Transparent Materials - Absorption of Light in Solids - Transparency in Insulators

Transparency in Insulators

An object may be not transparent either because it reflects the incoming light or because it absorbs the incoming light. Almost all solids reflect a part and absorb a part of the incoming light.

When light falls onto a block of metal, it encounters atoms that are tightly packed in a regular lattice and a "sea of electrons" moving randomly between the atoms. In metals, most of these are non-bonding electrons (or free electrons) as opposed to the bonding electrons typically found in covalently bonded or ionically bonded non-metallic (insulating) solids. In a metallic bond, any potential bonding electrons can easily be lost by the atoms in a crystalline structure. The effect of this delocalization is simply to exaggerate the effect of the "sea of electrons". As a result of these electrons, most of the incoming light in metals is reflected back, which is why we see a shiny metal surface.

Most insulators (or dielectric materials) are held together by ionic bonds. Thus, these materials do not have free conduction electrons, and the bonding electrons reflect only a small fraction of the incident wave. The remaining frequencies (or wavelengths) are free to propagate (or be transmitted). This class of materials includes all ceramics and glasses.

If a dielectric material does not include light-absorbent additive molecules (pigments, dyes, colorants), it is usually transparent to the spectrum of visible light. Color centers (or dye molecules, or "dopants") in a dielectric absorb a portion of the incoming light wave. The remaining frequencies (or wavelengths) are free to be reflected or transmitted. This is how colored glass is produced.

Most liquids and aqueous solutions are highly transparent. For example, water, cooking oil, rubbing alcohol, air, natural gas, are all clear. Absence of structural defects (voids, cracks, etc.) and molecular structure of most liquids are chiefly responsible for their excellent optical transmission. The ability of liquids to "heal" internal defects via viscous flow is one of the reasons why some fibrous materials (e.g., paper or fabric) increase their apparent transparency when wetted. The liquid fills up numerous voids making the material more structurally homogeneous.

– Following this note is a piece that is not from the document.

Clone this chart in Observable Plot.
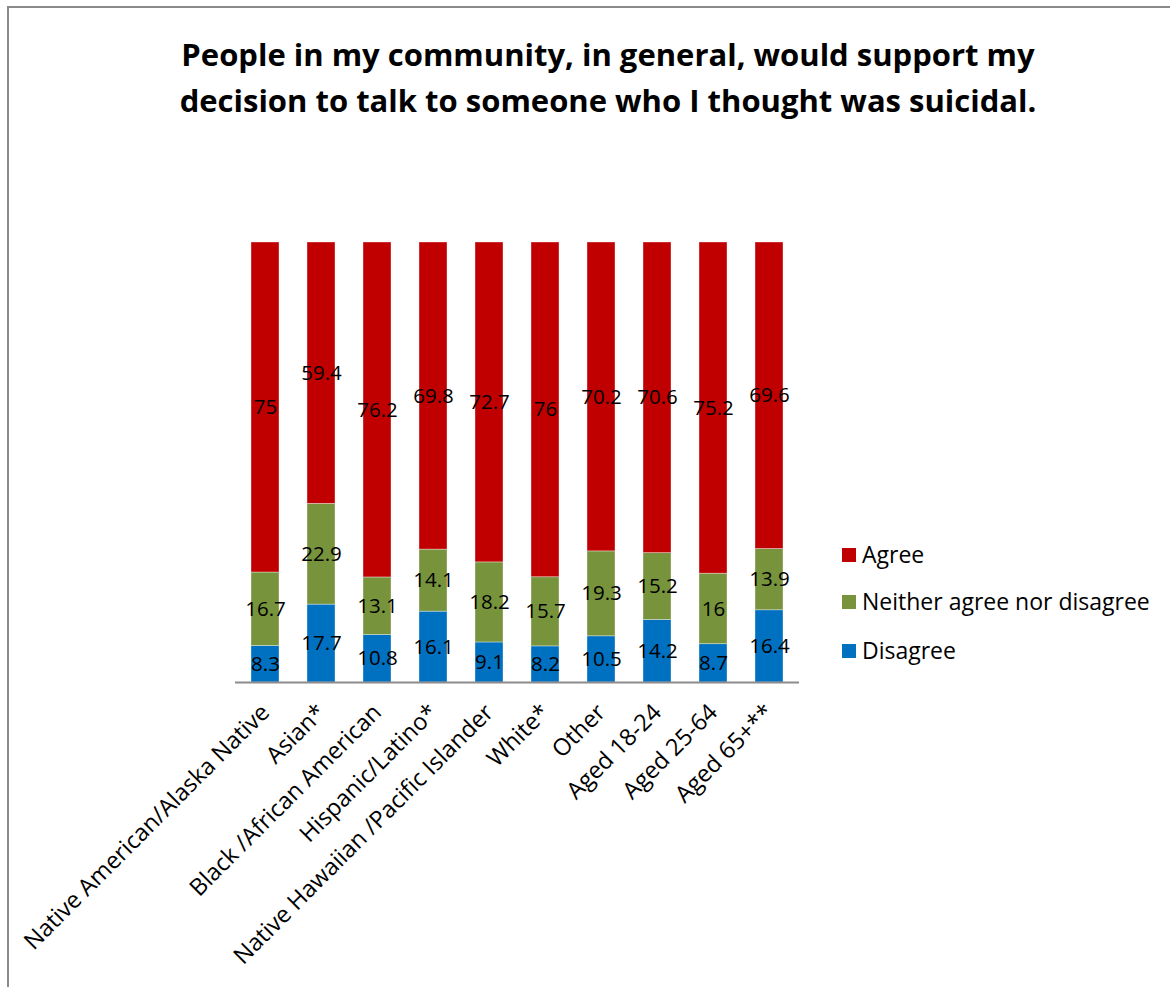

Light scattering in an ideal defect-free crystalline (non-metallic) solid which provides no scattering centers for incoming lightwaves will be due primarily to any effects of anharmonicity within the ordered lattice. Lightwave transmission will be highly directional due to the typical anisotropy of crystalline substances, which includes their symmetry group and Bravais lattice. For example, the seven different crystalline forms of quartz silica (silicon dioxide, SiO2) are all clear, transparent materials.